>>

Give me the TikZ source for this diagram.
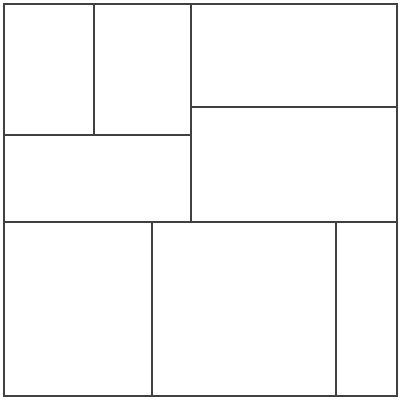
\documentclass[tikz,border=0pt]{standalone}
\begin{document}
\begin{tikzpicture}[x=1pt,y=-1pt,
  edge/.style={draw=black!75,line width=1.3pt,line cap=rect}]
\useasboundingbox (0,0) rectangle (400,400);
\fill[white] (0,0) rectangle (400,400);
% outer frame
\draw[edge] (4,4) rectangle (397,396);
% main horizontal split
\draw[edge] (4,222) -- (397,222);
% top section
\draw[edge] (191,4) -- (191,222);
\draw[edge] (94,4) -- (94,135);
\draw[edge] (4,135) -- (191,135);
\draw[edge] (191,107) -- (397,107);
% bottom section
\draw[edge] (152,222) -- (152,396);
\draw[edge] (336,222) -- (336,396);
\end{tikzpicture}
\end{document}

<<
>>

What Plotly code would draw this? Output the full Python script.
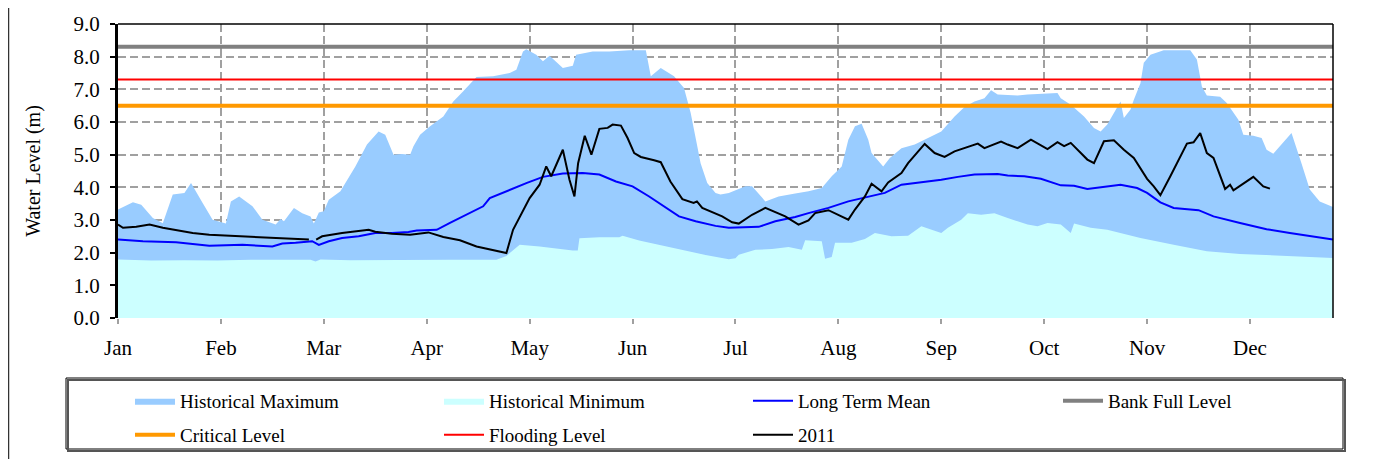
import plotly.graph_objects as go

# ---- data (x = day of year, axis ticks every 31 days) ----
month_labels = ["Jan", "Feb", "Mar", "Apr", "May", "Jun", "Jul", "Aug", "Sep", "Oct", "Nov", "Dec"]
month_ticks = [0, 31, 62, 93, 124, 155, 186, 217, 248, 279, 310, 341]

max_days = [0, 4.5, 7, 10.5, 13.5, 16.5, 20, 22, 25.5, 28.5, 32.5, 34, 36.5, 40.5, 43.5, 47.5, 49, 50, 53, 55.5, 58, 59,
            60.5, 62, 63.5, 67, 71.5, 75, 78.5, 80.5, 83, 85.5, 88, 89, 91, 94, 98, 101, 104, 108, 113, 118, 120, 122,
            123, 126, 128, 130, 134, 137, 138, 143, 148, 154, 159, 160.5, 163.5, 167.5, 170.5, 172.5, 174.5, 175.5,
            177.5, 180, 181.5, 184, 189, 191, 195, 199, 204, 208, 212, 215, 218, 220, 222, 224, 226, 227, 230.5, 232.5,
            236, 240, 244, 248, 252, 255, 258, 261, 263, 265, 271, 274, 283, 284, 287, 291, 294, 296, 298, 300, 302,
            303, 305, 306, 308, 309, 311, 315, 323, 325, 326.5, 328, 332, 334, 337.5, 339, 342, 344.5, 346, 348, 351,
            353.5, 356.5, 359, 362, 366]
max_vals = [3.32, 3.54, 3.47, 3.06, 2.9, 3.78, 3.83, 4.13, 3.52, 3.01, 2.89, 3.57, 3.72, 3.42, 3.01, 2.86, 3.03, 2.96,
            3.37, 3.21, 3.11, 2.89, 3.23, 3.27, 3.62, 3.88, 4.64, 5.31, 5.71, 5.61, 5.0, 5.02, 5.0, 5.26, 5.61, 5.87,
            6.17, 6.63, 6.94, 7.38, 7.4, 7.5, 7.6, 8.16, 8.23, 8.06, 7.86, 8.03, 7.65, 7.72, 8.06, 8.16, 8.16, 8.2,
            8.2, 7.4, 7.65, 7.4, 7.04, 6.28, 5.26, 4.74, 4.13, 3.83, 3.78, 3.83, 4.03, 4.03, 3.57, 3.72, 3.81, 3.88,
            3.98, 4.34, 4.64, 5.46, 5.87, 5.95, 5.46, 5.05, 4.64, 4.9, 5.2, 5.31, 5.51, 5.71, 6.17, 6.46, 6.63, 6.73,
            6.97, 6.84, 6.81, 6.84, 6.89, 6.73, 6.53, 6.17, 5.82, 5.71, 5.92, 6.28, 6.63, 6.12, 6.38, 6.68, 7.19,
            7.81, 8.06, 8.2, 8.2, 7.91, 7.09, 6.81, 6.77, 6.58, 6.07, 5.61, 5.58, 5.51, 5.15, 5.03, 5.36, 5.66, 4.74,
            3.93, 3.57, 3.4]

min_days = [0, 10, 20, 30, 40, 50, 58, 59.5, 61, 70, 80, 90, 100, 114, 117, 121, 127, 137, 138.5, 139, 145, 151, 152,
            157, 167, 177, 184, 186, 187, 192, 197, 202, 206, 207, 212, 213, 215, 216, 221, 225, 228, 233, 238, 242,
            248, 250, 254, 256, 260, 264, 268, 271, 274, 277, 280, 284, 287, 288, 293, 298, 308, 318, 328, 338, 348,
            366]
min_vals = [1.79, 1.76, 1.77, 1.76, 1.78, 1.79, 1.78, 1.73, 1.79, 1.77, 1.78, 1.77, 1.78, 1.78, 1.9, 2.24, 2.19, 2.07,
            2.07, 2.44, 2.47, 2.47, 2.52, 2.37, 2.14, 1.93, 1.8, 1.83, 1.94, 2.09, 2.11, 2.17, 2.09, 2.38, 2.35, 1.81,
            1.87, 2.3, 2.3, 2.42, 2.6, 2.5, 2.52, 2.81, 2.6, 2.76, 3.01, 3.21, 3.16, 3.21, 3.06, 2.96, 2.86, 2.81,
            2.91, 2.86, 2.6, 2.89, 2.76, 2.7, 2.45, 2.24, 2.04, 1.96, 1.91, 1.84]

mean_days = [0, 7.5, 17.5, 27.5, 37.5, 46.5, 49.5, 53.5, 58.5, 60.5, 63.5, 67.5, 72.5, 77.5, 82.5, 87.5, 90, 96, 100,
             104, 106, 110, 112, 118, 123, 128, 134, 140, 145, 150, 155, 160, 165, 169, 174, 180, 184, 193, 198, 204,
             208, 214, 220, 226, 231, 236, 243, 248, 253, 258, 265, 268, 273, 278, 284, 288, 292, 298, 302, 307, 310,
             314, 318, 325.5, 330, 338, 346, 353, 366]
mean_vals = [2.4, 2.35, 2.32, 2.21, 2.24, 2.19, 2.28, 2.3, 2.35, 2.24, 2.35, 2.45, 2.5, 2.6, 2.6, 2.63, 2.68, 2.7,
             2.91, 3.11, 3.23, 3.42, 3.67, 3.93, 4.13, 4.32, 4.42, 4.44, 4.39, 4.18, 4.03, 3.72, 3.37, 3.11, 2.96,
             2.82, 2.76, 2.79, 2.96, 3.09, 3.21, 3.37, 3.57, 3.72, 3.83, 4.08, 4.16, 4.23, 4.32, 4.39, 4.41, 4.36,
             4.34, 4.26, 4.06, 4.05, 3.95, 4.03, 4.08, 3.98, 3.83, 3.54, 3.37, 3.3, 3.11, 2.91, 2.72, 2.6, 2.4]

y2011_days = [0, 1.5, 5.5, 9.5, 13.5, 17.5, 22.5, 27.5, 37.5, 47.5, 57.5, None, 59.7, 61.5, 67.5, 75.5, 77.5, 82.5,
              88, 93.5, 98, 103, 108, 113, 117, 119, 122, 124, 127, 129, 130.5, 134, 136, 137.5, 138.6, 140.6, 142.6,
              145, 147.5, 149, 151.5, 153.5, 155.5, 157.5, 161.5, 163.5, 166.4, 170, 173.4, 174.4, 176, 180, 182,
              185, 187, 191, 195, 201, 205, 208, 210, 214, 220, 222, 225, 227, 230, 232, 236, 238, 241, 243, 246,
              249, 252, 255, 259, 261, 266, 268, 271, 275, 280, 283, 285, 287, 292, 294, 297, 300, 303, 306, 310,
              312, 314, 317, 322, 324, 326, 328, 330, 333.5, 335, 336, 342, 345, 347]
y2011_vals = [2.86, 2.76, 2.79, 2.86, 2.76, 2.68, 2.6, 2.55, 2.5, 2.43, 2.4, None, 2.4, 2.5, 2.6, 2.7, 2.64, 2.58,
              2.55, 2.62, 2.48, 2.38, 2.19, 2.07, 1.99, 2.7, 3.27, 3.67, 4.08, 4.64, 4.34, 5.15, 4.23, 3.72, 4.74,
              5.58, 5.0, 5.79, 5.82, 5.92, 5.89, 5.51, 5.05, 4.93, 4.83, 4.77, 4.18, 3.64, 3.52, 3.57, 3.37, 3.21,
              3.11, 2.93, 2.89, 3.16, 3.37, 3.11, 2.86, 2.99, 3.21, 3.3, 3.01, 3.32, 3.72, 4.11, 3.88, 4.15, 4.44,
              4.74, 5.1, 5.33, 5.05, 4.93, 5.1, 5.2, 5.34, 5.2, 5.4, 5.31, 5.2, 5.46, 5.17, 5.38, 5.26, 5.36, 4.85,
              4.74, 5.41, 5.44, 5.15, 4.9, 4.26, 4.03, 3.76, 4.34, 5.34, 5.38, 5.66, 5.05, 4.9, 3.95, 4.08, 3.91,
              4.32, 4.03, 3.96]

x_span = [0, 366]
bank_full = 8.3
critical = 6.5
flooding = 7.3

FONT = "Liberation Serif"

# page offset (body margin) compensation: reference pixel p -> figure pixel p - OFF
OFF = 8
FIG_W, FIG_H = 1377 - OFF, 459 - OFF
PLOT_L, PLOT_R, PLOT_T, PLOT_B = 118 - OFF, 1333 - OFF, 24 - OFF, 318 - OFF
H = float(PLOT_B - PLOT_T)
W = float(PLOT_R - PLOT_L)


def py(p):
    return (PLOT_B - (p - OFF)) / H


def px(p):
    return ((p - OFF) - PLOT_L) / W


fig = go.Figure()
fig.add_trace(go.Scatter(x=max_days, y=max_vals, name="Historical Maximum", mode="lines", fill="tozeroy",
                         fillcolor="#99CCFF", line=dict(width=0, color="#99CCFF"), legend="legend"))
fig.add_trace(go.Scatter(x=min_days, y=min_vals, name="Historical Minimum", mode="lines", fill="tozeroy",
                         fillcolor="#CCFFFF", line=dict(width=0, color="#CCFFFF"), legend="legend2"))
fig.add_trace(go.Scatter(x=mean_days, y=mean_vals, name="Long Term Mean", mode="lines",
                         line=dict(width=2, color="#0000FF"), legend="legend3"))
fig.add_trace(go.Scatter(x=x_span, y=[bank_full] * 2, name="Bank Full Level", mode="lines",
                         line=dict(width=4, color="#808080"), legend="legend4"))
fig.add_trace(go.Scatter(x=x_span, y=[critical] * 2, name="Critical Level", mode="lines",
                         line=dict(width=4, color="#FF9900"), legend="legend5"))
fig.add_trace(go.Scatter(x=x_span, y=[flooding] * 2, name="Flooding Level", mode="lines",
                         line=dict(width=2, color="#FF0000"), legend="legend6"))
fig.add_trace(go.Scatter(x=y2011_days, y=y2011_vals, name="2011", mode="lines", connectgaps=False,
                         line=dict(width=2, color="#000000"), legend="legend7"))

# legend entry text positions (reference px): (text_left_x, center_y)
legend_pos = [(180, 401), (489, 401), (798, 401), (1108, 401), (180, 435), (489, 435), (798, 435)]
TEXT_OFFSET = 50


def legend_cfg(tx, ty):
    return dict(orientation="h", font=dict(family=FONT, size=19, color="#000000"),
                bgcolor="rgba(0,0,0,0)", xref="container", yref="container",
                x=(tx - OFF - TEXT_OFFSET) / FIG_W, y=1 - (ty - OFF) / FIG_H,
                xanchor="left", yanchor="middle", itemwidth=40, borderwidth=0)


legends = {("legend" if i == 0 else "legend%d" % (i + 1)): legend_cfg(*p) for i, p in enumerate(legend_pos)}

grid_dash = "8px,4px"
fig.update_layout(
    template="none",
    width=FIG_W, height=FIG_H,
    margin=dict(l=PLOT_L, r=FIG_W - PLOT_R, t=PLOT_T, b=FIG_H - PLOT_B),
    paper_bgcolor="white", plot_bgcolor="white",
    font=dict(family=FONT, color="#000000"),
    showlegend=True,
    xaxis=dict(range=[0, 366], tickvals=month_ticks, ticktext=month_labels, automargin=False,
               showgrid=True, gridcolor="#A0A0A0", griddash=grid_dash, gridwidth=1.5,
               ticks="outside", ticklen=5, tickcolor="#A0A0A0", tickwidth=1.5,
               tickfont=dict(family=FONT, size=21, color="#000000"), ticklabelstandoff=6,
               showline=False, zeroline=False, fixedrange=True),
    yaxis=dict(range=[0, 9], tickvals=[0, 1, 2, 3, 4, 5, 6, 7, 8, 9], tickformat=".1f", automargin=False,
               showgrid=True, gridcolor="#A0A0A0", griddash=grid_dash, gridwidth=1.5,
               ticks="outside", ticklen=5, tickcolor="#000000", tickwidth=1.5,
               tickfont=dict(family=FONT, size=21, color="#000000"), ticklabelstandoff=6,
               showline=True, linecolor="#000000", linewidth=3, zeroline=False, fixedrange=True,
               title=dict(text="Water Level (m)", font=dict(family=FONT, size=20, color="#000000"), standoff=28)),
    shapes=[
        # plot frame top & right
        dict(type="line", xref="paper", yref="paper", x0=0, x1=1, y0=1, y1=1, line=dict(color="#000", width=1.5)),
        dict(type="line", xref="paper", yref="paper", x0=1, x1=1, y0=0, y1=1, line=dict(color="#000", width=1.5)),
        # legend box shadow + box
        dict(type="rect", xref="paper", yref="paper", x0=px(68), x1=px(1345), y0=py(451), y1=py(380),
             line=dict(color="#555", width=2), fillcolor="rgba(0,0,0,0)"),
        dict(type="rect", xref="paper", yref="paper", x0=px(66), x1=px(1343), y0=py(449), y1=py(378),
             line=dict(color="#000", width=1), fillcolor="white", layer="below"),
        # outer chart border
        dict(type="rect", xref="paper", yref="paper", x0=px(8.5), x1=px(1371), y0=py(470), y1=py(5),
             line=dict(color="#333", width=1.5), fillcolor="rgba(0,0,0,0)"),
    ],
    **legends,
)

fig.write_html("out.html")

<<

→ **TASK TO CARRY OUT**
From the records above, copy only the lines running from the line containing "What Plotly code" to the line containing "3.93, 3.57, 3.4]", both ends included. Leave the pictures out.

→ **FULL SOLUTION**
What Plotly code would draw this? Output the full Python script.
import plotly.graph_objects as go

# ---- data (x = day of year, axis ticks every 31 days) ----
month_labels = ["Jan", "Feb", "Mar", "Apr", "May", "Jun", "Jul", "Aug", "Sep", "Oct", "Nov", "Dec"]
month_ticks = [0, 31, 62, 93, 124, 155, 186, 217, 248, 279, 310, 341]

max_days = [0, 4.5, 7, 10.5, 13.5, 16.5, 20, 22, 25.5, 28.5, 32.5, 34, 36.5, 40.5, 43.5, 47.5, 49, 50, 53, 55.5, 58, 59,
            60.5, 62, 63.5, 67, 71.5, 75, 78.5, 80.5, 83, 85.5, 88, 89, 91, 94, 98, 101, 104, 108, 113, 118, 120, 122,
            123, 126, 128, 130, 134, 137, 138, 143, 148, 154, 159, 160.5, 163.5, 167.5, 170.5, 172.5, 174.5, 175.5,
            177.5, 180, 181.5, 184, 189, 191, 195, 199, 204, 208, 212, 215, 218, 220, 222, 224, 226, 227, 230.5, 232.5,
            236, 240, 244, 248, 252, 255, 258, 261, 263, 265, 271, 274, 283, 284, 287, 291, 294, 296, 298, 300, 302,
            303, 305, 306, 308, 309, 311, 315, 323, 325, 326.5, 328, 332, 334, 337.5, 339, 342, 344.5, 346, 348, 351,
            353.5, 356.5, 359, 362, 366]
max_vals = [3.32, 3.54, 3.47, 3.06, 2.9, 3.78, 3.83, 4.13, 3.52, 3.01, 2.89, 3.57, 3.72, 3.42, 3.01, 2.86, 3.03, 2.96,
            3.37, 3.21, 3.11, 2.89, 3.23, 3.27, 3.62, 3.88, 4.64, 5.31, 5.71, 5.61, 5.0, 5.02, 5.0, 5.26, 5.61, 5.87,
            6.17, 6.63, 6.94, 7.38, 7.4, 7.5, 7.6, 8.16, 8.23, 8.06, 7.86, 8.03, 7.65, 7.72, 8.06, 8.16, 8.16, 8.2,
            8.2, 7.4, 7.65, 7.4, 7.04, 6.28, 5.26, 4.74, 4.13, 3.83, 3.78, 3.83, 4.03, 4.03, 3.57, 3.72, 3.81, 3.88,
            3.98, 4.34, 4.64, 5.46, 5.87, 5.95, 5.46, 5.05, 4.64, 4.9, 5.2, 5.31, 5.51, 5.71, 6.17, 6.46, 6.63, 6.73,
            6.97, 6.84, 6.81, 6.84, 6.89, 6.73, 6.53, 6.17, 5.82, 5.71, 5.92, 6.28, 6.63, 6.12, 6.38, 6.68, 7.19,
            7.81, 8.06, 8.2, 8.2, 7.91, 7.09, 6.81, 6.77, 6.58, 6.07, 5.61, 5.58, 5.51, 5.15, 5.03, 5.36, 5.66, 4.74,
            3.93, 3.57, 3.4]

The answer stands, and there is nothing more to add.